The airport is capable of handling around 1,5 million passengers annually and its smooth new runway can accommodate some of the world’s largest jets — raising the prospect of new direct international flights to Victoria Falls.
Africa’s largest airline group, Ethiopian Airlines recently revealed that it would start flying into Victoria Falls in March. Rwandan airline, RwandAir has also indicated plans to start flying into Victoria Falls this year.
The state-of-the-art Victoria Falls airport’s features include the new international terminal building, a new four-kilometre long runway, a new control tower and a refurbished domestic terminal with a capacity to handle 1,5 million passengers per annum.
The apron area has a capacity to handle aircraft in the class of the B747 and equivalent. The airport has modern passenger facilities which include a compatible baggage handling system, Flight Information Display System and Common Use Passenger Processing System.
The expansion of the airport comes as government has designated Victoria Falls a special economic zone for tourism, which means that investors will get incentives to put their money in the resort town. It also comes at a time when Tourism and Hospitality Industry minister Walter Mzembi has plans for a $300 million “Disneyland” in Zimbabwe.

Wednesday, 4 January 2017

Zambia fails again to attract the 1 million tourist target

Zambia again failed to meet its annual target of attracting 1 million tourist arrivals in 2015. This is according to figures contained in the 2015 Tourism Statistical Digest released by the United Nations World Tourism Organisations (UNWTO).

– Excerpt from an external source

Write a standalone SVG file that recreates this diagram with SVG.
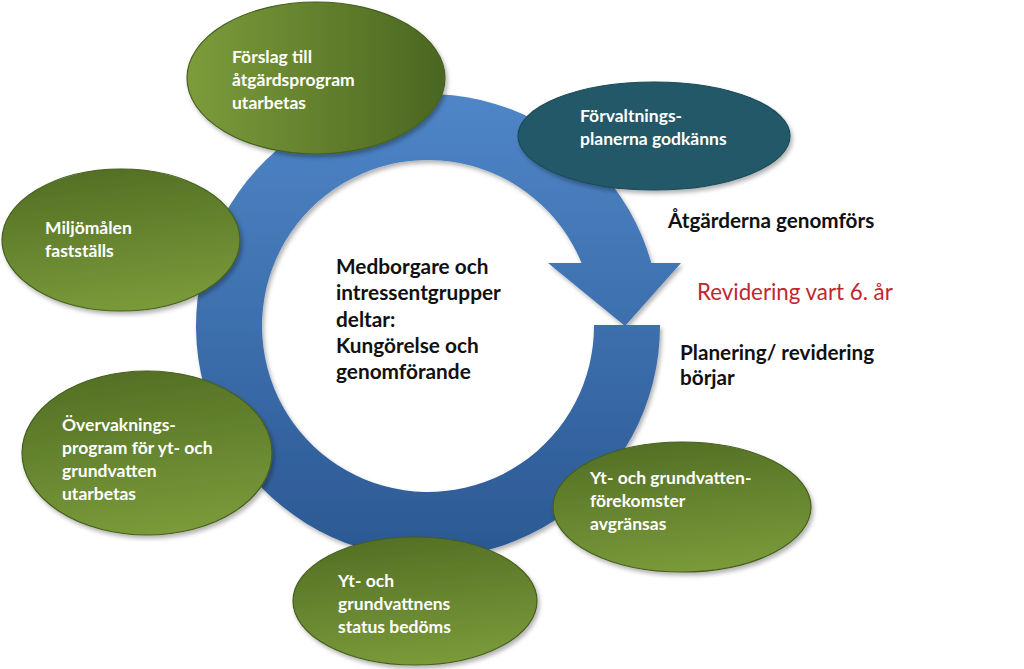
<svg xmlns="http://www.w3.org/2000/svg" width="1024" height="669" viewBox="0 0 1024 669">
<defs>
<linearGradient id="ringGrad" gradientUnits="userSpaceOnUse" x1="0" y1="94" x2="0" y2="558">
<stop offset="0" stop-color="#4f86c8"/>
<stop offset="1" stop-color="#2b5892"/>
</linearGradient>
<linearGradient id="gH" x1="0" y1="0" x2="1" y2="0">
<stop offset="0" stop-color="#7c9c3b"/>
<stop offset="1" stop-color="#4b6621"/>
</linearGradient>
<linearGradient id="gV" x1="0.3" y1="0" x2="0.5" y2="1">
<stop offset="0" stop-color="#536f25"/>
<stop offset="1" stop-color="#7a9a3a"/>
</linearGradient>
<filter id="sh" x="-10%" y="-10%" width="125%" height="130%">
<feDropShadow dx="2" dy="3" stdDeviation="2" flood-color="#000" flood-opacity="0.3"/>
</filter>
<style>
.green { stroke:#45601d; stroke-width:1.2; filter:url(#sh); }
.teal { fill:#215868; stroke:#1b4a58; stroke-width:1.2; filter:url(#sh); }
.lbl { font-family:Lato,"Liberation Sans",sans-serif; font-weight:bold; font-size:17.5px; fill:#ffffff; }
.ctr { font-family:Lato,"Liberation Sans",sans-serif; font-weight:bold; font-size:20.8px; fill:#111111; }
.side { font-family:Lato,"Liberation Sans",sans-serif; font-weight:bold; font-size:20.7px; fill:#111111; }
.red { font-family:Lato,"Liberation Sans",sans-serif; font-size:22.3px; fill:#c0272d; }
</style>
</defs>
<rect width="1024" height="669" fill="#ffffff"/>
<g id="connectors">
<path id="cycle-arrow" d="M 581.6 263 L 548 263 L 625 326 L 681 263 L 651.3 263 A 232 232 0 1 0 660 325 L 594 325 A 166 166 0 1 1 581.6 263 Z" fill="url(#ringGrad)" filter="url(#sh)"/>
</g>
<g id="center-text">
<text class="ctr" x="336" y="274">Medborgare och</text>
<text class="ctr" x="336" y="300">intressentgrupper</text>
<text class="ctr" x="336" y="327">deltar:</text>
<text class="ctr" x="336" y="353">Kungörelse och</text>
<text class="ctr" x="336" y="379">genomförande</text>
</g>
<g id="node-forslag">
<ellipse class="green" cx="316" cy="78" rx="129" ry="76" fill="url(#gH)"/>
<text class="lbl" x="232" y="63">Förslag till</text>
<text class="lbl" x="232" y="86">åtgärdsprogram</text>
<text class="lbl" x="232" y="109">utarbetas</text>
</g>
<g id="node-forvaltning">
<ellipse class="teal" cx="654" cy="136" rx="136" ry="54"/>
<text class="lbl" x="580" y="122">Förvaltnings-</text>
<text class="lbl" x="580" y="145">planerna godkänns</text>
</g>
<g id="node-miljomal">
<ellipse class="green" cx="121" cy="240" rx="119" ry="71" fill="url(#gV)"/>
<text class="lbl" x="45" y="234">Miljömålen</text>
<text class="lbl" x="45" y="257">fastställs</text>
</g>
<g id="node-overvakning">
<ellipse class="green" cx="147" cy="453" rx="125" ry="82" fill="url(#gV)"/>
<text class="lbl" x="62" y="431">Övervaknings-</text>
<text class="lbl" x="62" y="454">program  för yt- och</text>
<text class="lbl" x="62" y="477">grundvatten</text>
<text class="lbl" x="62" y="500">utarbetas</text>
</g>
<g id="node-status">
<ellipse class="green" cx="415" cy="601" rx="122" ry="64" fill="url(#gV)"/>
<text class="lbl" x="338" y="587">Yt- och</text>
<text class="lbl" x="338" y="610">grundvattnens</text>
<text class="lbl" x="338" y="633">status bedöms</text>
</g>
<g id="node-forekomster">
<ellipse class="green" cx="682" cy="507" rx="129" ry="65" fill="url(#gV)"/>
<text class="lbl" x="590" y="484">Yt- och grundvatten-</text>
<text class="lbl" x="590" y="507">förekomster</text>
<text class="lbl" x="590" y="530">avgränsas</text>
</g>
<g id="side-labels">
<text class="side" x="668" y="228">Åtgärderna genomförs</text>
<text class="red" x="697" y="300">Revidering vart 6. år</text>
<text class="side" x="680" y="360">Planering/ revidering</text>
<text class="side" x="680" y="385">börjar</text>
</g>
</svg>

Zambia recorded a total of 931,782 international tourist arrivals in 2015 compared to 946,969 tourists in 2014 resulting in a decline of 1.6 percent.

Out of the 53.3 million international tourists’ arrivals to Africa, Zambia received only 1.7 percent of the total tourists’ arrivals in Africa.

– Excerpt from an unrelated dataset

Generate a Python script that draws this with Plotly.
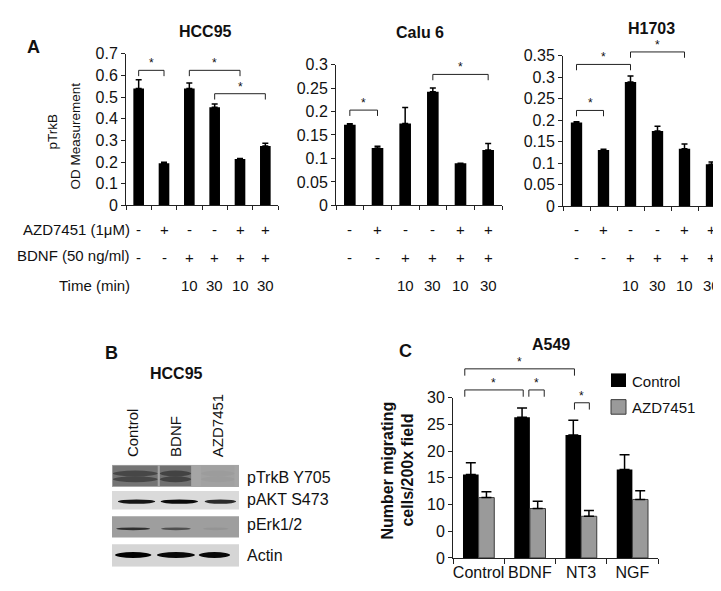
import plotly.graph_objects as go

# ---------------- data ----------------
# Panel A: pTrkB OD measurement
a_titles = ['HCC95', 'Calu 6', 'H1703']
hcc95_vals = [0.54, 0.195, 0.54, 0.453, 0.214, 0.274]
hcc95_err = [0.04, 0.004, 0.025, 0.015, 0.003, 0.013]
calu6_vals = [0.172, 0.122, 0.1745, 0.242, 0.0897, 0.118]
calu6_err = [0.002, 0.004, 0.034, 0.008, 0.0, 0.014]
h1703_vals = [0.195, 0.131, 0.289, 0.175, 0.134, 0.098]
h1703_err = [0.002, 0.002, 0.014, 0.011, 0.011, 0.005]
a_ymax = [0.7, 0.3, 0.35]
a_ytick_vals = [[0, 0.1, 0.2, 0.3, 0.4, 0.5, 0.6, 0.7],
                [0, 0.05, 0.1, 0.15, 0.2, 0.25, 0.3],
                [0, 0.05, 0.1, 0.15, 0.2, 0.25, 0.3, 0.35]]
azd_row = ['-', '+', '-', '-', '+', '+']
bdnf_row = ['-', '-', '+', '+', '+', '+']
time_row = ['', '', '10', '30', '10', '30']
row_labels = ['AZD7451 (1μM)', 'BDNF (50 ng/ml)', 'Time (min)']
# significance brackets: (left bar, right bar, height)
hcc95_sig = [(0, 1, 0.624), (2, 4, 0.624), (3, 5, 0.516)]
calu6_sig = [(0, 1, 0.203), (3, 5, 0.279)]
h1703_sig = [(0, 1, 0.223), (0, 2, 0.33), (2, 4, 0.359)]

# Panel B: western blot (relative band intensities)
blot_lanes = ['Control', 'BDNF', 'AZD7451']
blot_proteins = ['pTrkB Y705', 'pAKT S473', 'pErk1/2', 'Actin']
ptrkb_band = [0.85, 0.9, 0.06]
pakt_band = [0.9, 0.95, 0.8]
perk_band = [0.7, 0.5, 0.06]
actin_band = [1.0, 0.97, 0.97]

# Panel C: A549 migration
c_cats = ['Control', 'BDNF', 'NT3', 'NGF']
c_ctrl = [15.6, 26.35, 23.0, 16.55]
c_ctrl_err = [2.2, 1.7, 2.8, 2.75]
c_azd = [11.3, 9.25, 7.8, 10.95]
c_azd_err = [1.1, 1.35, 1.1, 1.65]
c_ytick_vals = [0, 5, 10, 15, 20, 25, 30]
c_ytick_text = ['0', '0', '10', '15', '20', '25', '30']
c_sig = [(-0.27, 1.87, 35.4), (-0.27, 0.87, 31.45), (0.98, 1.28, 31.45), (1.87, 2.16, 29.05)]

# ---------------- layout geometry ----------------
W, H = 721, 591
FONT = 'Liberation Sans, Arial, sans-serif'
TXT = '#111111'


def fx(p):
    return p / W


def fy(p):
    return 1 - p / H


a_xpx = [(118, 270), (328, 494), (555, 717)]
a_ypx = [(39, 195), (50, 195), (41, 196)]
blot_xpx = (104, 231)
blot_ypx = (462, 567)
c_xpx = (445, 650)
c_ypx = (393, 558)

fig = go.Figure()
annotations = []
shapes = []


def ann(text, x, y, xref='paper', yref='paper', size=15, bold=False, xanchor='center',
        yanchor='middle', angle=0):
    annotations.append(dict(text=('<b>%s</b>' % text) if bold else text, x=x, y=y, xref=xref, yref=yref,
                            showarrow=False, xanchor=xanchor, yanchor=yanchor, textangle=angle,
                            font=dict(family=FONT, size=size, color=TXT)))


def to_paper(v, ypx, rng):
    d0, d1 = fy(ypx[1]), fy(ypx[0])
    return d0 + (v - rng[0]) / (rng[1] - rng[0]) * (d1 - d0)


def bracket(xref, x1, x2, ypaper, drop):
    for (a0, b0, a1, b1) in [(x1, ypaper - drop, x1, ypaper), (x1, ypaper, x2, ypaper),
                             (x2, ypaper, x2, ypaper - drop)]:
        shapes.append(dict(type='line', xref=xref, yref='paper', x0=a0, y0=b0, x1=a1, y1=b1,
                           line=dict(color='#222222', width=1)))
    ann('*', (x1 + x2) / 2, ypaper - 2.0 / H, xref=xref, size=12, yanchor='bottom')


# ---------------- Panel A ----------------
a_vals = [hcc95_vals, calu6_vals, h1703_vals]
a_errs = [hcc95_err, calu6_err, h1703_err]
a_sigs = [hcc95_sig, calu6_sig, h1703_sig]
axis_common = dict(showgrid=False, zeroline=False, showline=True, linecolor='#222222', linewidth=1,
                   ticks='outside', tickcolor='#222222', ticklen=4,
                   tickfont=dict(family=FONT, size=16, color=TXT))
layout_axes = {}
for i in range(3):
    n = i + 1
    xs = list(range(len(a_vals[i])))
    fig.add_trace(go.Bar(x=xs, y=a_vals[i], width=0.42, marker=dict(color='black', line=dict(width=0)),
                         error_y=dict(type='data', symmetric=False, array=a_errs[i],
                                      arrayminus=[0] * len(xs), color='black', thickness=1.5, width=3),
                         xaxis='x%d' % n, yaxis='y%d' % n, showlegend=False))
    layout_axes['xaxis%d' % n] = dict(axis_common, domain=[fx(a_xpx[i][0]), fx(a_xpx[i][1])],
                                      range=[-0.5, 5.5], tickvals=[k - 0.5 for k in range(7)],
                                      showticklabels=False, anchor='y%d' % n)
    layout_axes['yaxis%d' % n] = dict(axis_common, domain=[fy(a_ypx[i][1]), fy(a_ypx[i][0])],
                                      range=[0, a_ymax[i]], tickvals=a_ytick_vals[i],
                                      ticktext=[('%g' % v) for v in a_ytick_vals[i]], anchor='x%d' % n)
    xr = 'x%d' % n
    rng = [0, a_ymax[i]]
    for (l, r, h) in a_sigs[i]:
        bracket(xr, l, r, to_paper(h, a_ypx[i], rng), 6.0 / H)
    for k in xs:
        ann(azd_row[k], k, fy(220), xref=xr)
        ann(bdnf_row[k], k, fy(249), xref=xr)
        if time_row[k]:
            ann(time_row[k], k, fy(277), xref=xr)
ann(a_titles[0], fx(197), fy(16), size=16, bold=True)
ann(a_titles[1], fx(412), fy(17), size=16, bold=True)
ann(a_titles[2], fx(643), fy(13), size=16, bold=True)
ann('A', fx(25), fy(32), size=18, bold=True)
ann('pTrkB', fx(45), fy(119), size=13.5, angle=-90)
ann('OD Measurement', fx(67), fy(124), size=13.5, angle=-90)
for j, lab in enumerate(row_labels):
    ann(lab, fx(124), fy([220, 247, 277][j]), xanchor='right')

# ---------------- Panel B (western blot) ----------------
row_top = [0, 27, 53, 82]
row_bot = [23, 46, 75, 105]
row_bg = ['#a5a5a5', '#dadada', '#9e9e9e', '#d5d5d5']
band_y = [12, 38, 66, 93]
band_hh = [2.6, 2.2, 1.4, 3.0]
band_cx = [[0.05, 1.0, 2.0], [0.08, 1.09, 2.06], [0.0, 1.01, 1.95], [0.0, 1.01, 1.92]]
band_hw = [[0.53, 0.37, 0.4], [0.44, 0.44, 0.37], [0.4, 0.35, 0.3], [0.43, 0.45, 0.37]]
bands = [ptrkb_band, pakt_band, perk_band, actin_band]
# invisible anchor trace for blot axes
fig.add_trace(go.Scatter(x=[0, 1, 2], y=[row_top[0]] * 3, mode='markers', marker=dict(opacity=0),
                         xaxis='x4', yaxis='y4', showlegend=False, hoverinfo='skip'))
layout_axes['xaxis4'] = dict(domain=[fx(blot_xpx[0]), fx(blot_xpx[1])], range=[-0.5, 2.5], visible=False,
                             anchor='y4')
layout_axes['yaxis4'] = dict(domain=[fy(blot_ypx[1]), fy(blot_ypx[0])], range=[105, 0], visible=False,
                             anchor='x4')
for r in range(4):
    shapes.append(dict(type='rect', xref='x4', yref='y4', x0=-0.5, x1=2.5, y0=row_top[r], y1=row_bot[r],
                       fillcolor=row_bg[r], line=dict(width=0), layer='below'))
    for ln in range(3):
        inten = bands[r][ln]
        cx, hw = band_cx[r][ln], band_hw[r][ln]
        if r == 0:
            # diffuse doublet smear
            shapes.append(dict(type='rect', xref='x4', yref='y4', x0=cx - hw, x1=cx + hw,
                               y0=row_top[r] + 1, y1=row_bot[r] - 1, fillcolor='black',
                               opacity=0.35 * inten, line=dict(width=0)))
            for by in (9, 15):
                shapes.append(dict(type='circle', xref='x4', yref='y4', x0=cx - hw, x1=cx + hw,
                                   y0=by - 3, y1=by + 3, fillcolor='black',
                                   opacity=0.45 * inten, line=dict(width=0)))
        else:
            shapes.append(dict(type='circle', xref='x4', yref='y4', x0=cx - hw, x1=cx + hw,
                               y0=band_y[r] - band_hh[r], y1=band_y[r] + band_hh[r], fillcolor='black',
                               opacity=inten, line=dict(width=0)))
for ln, lab in enumerate(blot_lanes):
    ann(lab, ln, fy(456), xref='x4', size=15, angle=-90, yanchor='bottom')
prot_y = [475, 498, 524, 555]
for r, lab in enumerate(blot_proteins):
    ann(lab, fx(237), fy(prot_y[r]), size=16, xanchor='left')
ann('B', fx(103), fy(347), size=18, bold=True)
ann('HCC95', fx(168), fy(368), size=16, bold=True)

# ---------------- Panel C ----------------
fig.add_trace(go.Bar(x=c_cats, y=c_ctrl, name='Control', marker=dict(color='black', line=dict(width=0)),
                     error_y=dict(type='data', symmetric=False, array=c_ctrl_err, arrayminus=[0] * 4,
                                  color='black', thickness=1.5, width=5),
                     xaxis='x5', yaxis='y5', showlegend=False))
fig.add_trace(go.Bar(x=c_cats, y=c_azd, name='AZD7451',
                     marker=dict(color='#9a9a9a', line=dict(color='#3a3a3a', width=1)),
                     error_y=dict(type='data', symmetric=False, array=c_azd_err, arrayminus=[0] * 4,
                                  color='black', thickness=1.5, width=5),
                     xaxis='x5', yaxis='y5', showlegend=False))
layout_axes['xaxis5'] = dict(axis_common, domain=[fx(c_xpx[0]), fx(c_xpx[1])], type='category',
                             tickson='boundaries', ticklen=5, tickangle=0, anchor='y5')
layout_axes['yaxis5'] = dict(axis_common, domain=[fy(c_ypx[1]), fy(c_ypx[0])], range=[0, 30],
                             tickvals=c_ytick_vals, ticktext=c_ytick_text, anchor='x5')
for (l, r, h) in c_sig:
    bracket('x5', l, r, to_paper(h, c_ypx, [0, 30]), 7.0 / H)
ann('C', fx(397), fy(345), size=18, bold=True)
ann('A549', fx(543), fy(338), size=16, bold=True)
ann('Number migrating', fx(380), fy(468), size=16, bold=True, angle=-90)
ann('cells/200x field', fx(400), fy(468), size=16, bold=True, angle=-90)
# legend
shapes.append(dict(type='rect', xref='paper', yref='paper', x0=fx(603), x1=fx(618), y0=fy(382), y1=fy(368),
                   fillcolor='black', line=dict(width=0)))
shapes.append(dict(type='rect', xref='paper', yref='paper', x0=fx(603), x1=fx(618), y0=fy(410), y1=fy(395),
                   fillcolor='#9a9a9a', line=dict(color='#3a3a3a', width=1)))
ann('Control', fx(622), fy(376), size=15, xanchor='left')
ann('AZD7451', fx(622), fy(403), size=15, xanchor='left')

fig.update_layout(width=W, height=H, margin=dict(l=0, r=0, t=0, b=0), paper_bgcolor='white',
                  plot_bgcolor='rgba(0,0,0,0)', barmode='group', bargap=0.39, bargroupgap=0,
                  annotations=annotations, shapes=shapes, showlegend=False,
                  font=dict(family=FONT, color=TXT), **layout_axes)
fig.write_html('out.html')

Business tourists dominated the arrivals contributing 54 percent while holiday and leisure travelers were second at 25 percent. There was a marked reduction decline for leisure and holiday tourism from 249,501 in 2014 to 235,235 in 2015 representing a decrease of 5.7 percent.

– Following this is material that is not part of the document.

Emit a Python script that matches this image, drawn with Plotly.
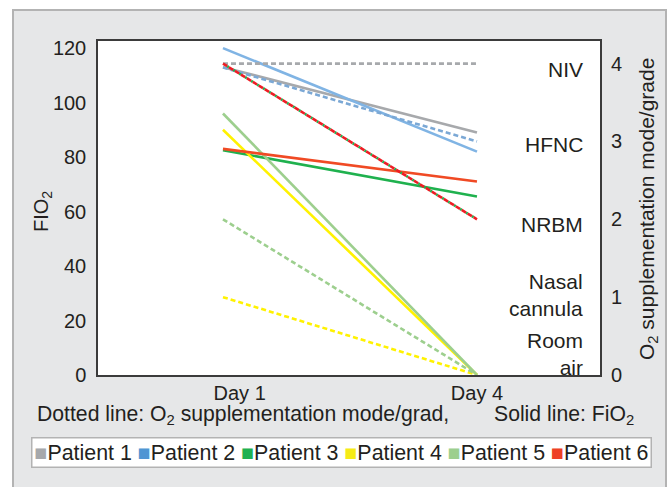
import plotly.graph_objects as go

# ---------------- data ----------------
days = [1, 4]
day_labels = ["\u00a0\u00a0\u00a0\u00a0\u00a0\u00a0Day 1", "Day 4"]
patients = ["Patient 1", "Patient 2", "Patient 3", "Patient 4", "Patient 5", "Patient 6"]

# Solid lines: FiO2 (left axis)
fio2_p1 = [113, 89]
fio2_p2 = [120, 82]
fio2_p3 = [82.5, 65.5]
fio2_p4 = [90, 0]
fio2_p5 = [96, 0]
fio2_p6 = [83, 71]

# Dotted lines: O2 supplementation mode/grade (right axis)
o2_p1 = [4, 4]
o2_p2 = [3.95, 3]
o2_p3 = [4, 2]
o2_p4 = [1, 0]
o2_p5 = [2, 0]
o2_p6 = [4, 2]

fio2_ticks = [0, 20, 40, 60, 80, 100, 120]
o2_ticks = [0, 1, 2, 3, 4]
mode_labels = ["NIV", "HFNC", "NRBM", "Nasal<br>cannula", "Room<br>air"]
mode_label_y = [0.916, 0.689, 0.452, 0.240, 0.062]

# ---------------- styles ----------------
solid_colors = ["#a7a9ac", "#80b4e4", "#1fb14e", "#fff200", "#9dcf8e", "#f04a24"]
dot_colors = ["#a7a9ac", "#7ba8d5", "#1fb14e", "#fff200", "#9dcf8e", "#ee1d24"]
legend_colors = ["#a6a8ab", "#4f96d3", "#1fb150", "#f6eb16", "#9ccf8f", "#ee4124"]
txt = "#231f20"
FONT = "Liberation Sans, Arial, sans-serif"

fio2 = [fio2_p1, fio2_p2, fio2_p3, fio2_p4, fio2_p5, fio2_p6]
o2 = [o2_p1, o2_p2, o2_p3, o2_p4, o2_p5, o2_p6]
dashes = ["5px,3px", "5px,3px", "0px,5px,2px,0px", "5px,3px", "5px,3px", "5px,2px"]

fig = go.Figure()

# dotted lines first (right axis)
for i in range(6):
    fig.add_trace(go.Scatter(
        x=days, y=o2[i], mode="lines", yaxis="y2", name=patients[i],
        line=dict(color=dot_colors[i], width=2.6, dash=dashes[i]),
        showlegend=False, hoverinfo="skip"))

# solid lines (left axis)
for i in range(6):
    fig.add_trace(go.Scatter(
        x=days, y=fio2[i], mode="lines", name=patients[i],
        line=dict(color=solid_colors[i], width=2.6),
        showlegend=False, hoverinfo="skip"))

L, R, T, B = 98, 71, 41, 112
W, H = 671, 487
pw, ph = W - L - R, H - T - B

def px_x(x):
    return (x - L) / pw

def px_y(y):
    return (H - B - y) / ph

shapes = [
    # outer gray panel with border
    dict(type="rect", xref="paper", yref="paper",
         x0=px_x(13), x1=px_x(666), y0=px_y(500), y1=px_y(10),
         fillcolor="#e6e7e8", line=dict(color="#b3b3b3", width=2), layer="below"),
    # white plot area
    dict(type="rect", xref="paper", yref="paper", x0=0, x1=1, y0=0, y1=1,
         fillcolor="white", line=dict(width=0), layer="below"),
]

annotations = []
for lab, yy in zip(mode_labels, mode_label_y):
    annotations.append(dict(
        text=lab, xref="paper", yref="paper", x=px_x(585), y=yy,
        xanchor="right", yanchor="middle", align="right", showarrow=False,
        font=dict(family=FONT, size=21, color=txt)))

# axis titles
annotations.append(dict(
    text="FIO<sub>2</sub>", xref="paper", yref="paper", x=px_x(42), y=px_y(212),
    xanchor="center", yanchor="middle", textangle=-90, showarrow=False,
    font=dict(family=FONT, size=20, color=txt)))
annotations.append(dict(
    text="O<sub>2</sub> supplementation mode/grade", xref="paper", yref="paper",
    x=px_x(648), y=px_y(209), xanchor="center", yanchor="middle",
    textangle=-90, showarrow=False,
    font=dict(family=FONT, size=21, color=txt)))

annotations.append(dict(
    text="Dotted line: O<sub>2</sub> supplementation mode/grad,",
    xref="paper", yref="paper", x=px_x(35), y=px_y(415),
    xanchor="left", yanchor="middle", showarrow=False,
    font=dict(family=FONT, size=21.2, color=txt)))
annotations.append(dict(
    text="Solid line: FiO<sub>2</sub>",
    xref="paper", yref="paper", x=px_x(492), y=px_y(415),
    xanchor="left", yanchor="middle", showarrow=False,
    font=dict(family=FONT, size=21.2, color=txt)))

legend_text = " ".join(
    f"<span style='color:{c}'>\u25a0</span>{p}" for c, p in zip(legend_colors, patients))
annotations.append(dict(
    text=legend_text, xref="paper", yref="paper", x=px_x(341.5), y=px_y(452.5),
    xanchor="center", yanchor="middle", showarrow=False,
    bgcolor="white", bordercolor="#b3b3b3", borderwidth=1.5, borderpad=2,
    font=dict(family=FONT, size=21.4, color=txt)))

fig.update_layout(
    width=W, height=H,
    margin=dict(l=L, r=R, t=T, b=B, pad=0),
    paper_bgcolor="white", plot_bgcolor="white",
    font=dict(family=FONT, size=20, color=txt),
    showlegend=False,
    shapes=shapes, annotations=annotations,
    xaxis=dict(
        range=[-0.476, 5.453], tickvals=days, ticktext=day_labels,
        showgrid=False, zeroline=False, showline=True, mirror=True,
        linecolor="#3b3b3b", linewidth=1.5, ticks="", ticklabelstandoff=-1,
        tickfont=dict(family=FONT, size=20, color=txt)),
    yaxis=dict(
        range=[0, 122.6], tickvals=fio2_ticks,
        showgrid=False, zeroline=False, showline=True, mirror=True,
        linecolor="#3b3b3b", linewidth=1.5, ticks="", ticklabelstandoff=6,
        tickfont=dict(family=FONT, size=20, color=txt)),
    yaxis2=dict(
        range=[0, 4.29], tickvals=o2_ticks, overlaying="y", side="right",
        showgrid=False, zeroline=False, showline=False, ticks="",
        ticklabelstandoff=10,
        tickfont=dict(family=FONT, size=20, color=txt)),
)

fig.write_html("out.html", config={"displayModeBar": False},
               post_script="document.body.style.margin='0px';")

Business tourist arrivals also reduced from 506,054 tourists in 2014 to 499,584 in 2015 which translated to 1.3 percent decline. However, there was an increase in conference arrivals from 21,013 in 2014 to 22,902 in 2015 representing an increase of 9 percent. The total number of tourist visits to the five national parks inclusive of Lusaka Park was 101, 972.

South Luangwa National Park had the highest number of tourists at 43, 653 while Lower Zambezi National Park recorded the least tourists at 9,011.

The Victoria Falls, which is one of the Seven Wonders of the World and Zambia’s flagship tourism product, recorded 141,929 tourists compared to 152,798 tourists in 2014, representing a drop of 7.7 percent.

During the year under review, the total number of rooms available was 43,119 as compared to 42,932 in 2014, representing an increase of 0.4 percent.

The 2015 national annual average room occupancy rate increased from 61.9 percent in 2014 to 69.8 percent in 2015 while the national annual average bed occupancy rate during the year under review was 71.4 percent compared 72.2 percent in 2014.

The increase in room occupancy rate could be attributed to increase in domestic tourism activities and Meeting Incentives Conferencing and Exhibitions (MICE).

The average length of stay reduced to four days in 2015 as compared to five and half days in 2014. The number of people employed in the hospitality industry during the year under review was 57,384 compared 57,003 in 2014 recording an increase of 0.7 percent.

Southern Province recorded a high number of employees accounting for 22,872 employees in the hospitality industry while Northern Province had the least record of employees at 836.

The annual tourism earnings increased from K3, 945,710,713.08 in 2014 to K4, 408, 160,075.42 in 2015 representing an increase of 11.38 percent.

However, the annual tourism earning, when converted to the United States Dollars dropped by 34.9% from US$616 million in 2014 to US$ 401 million in 2015.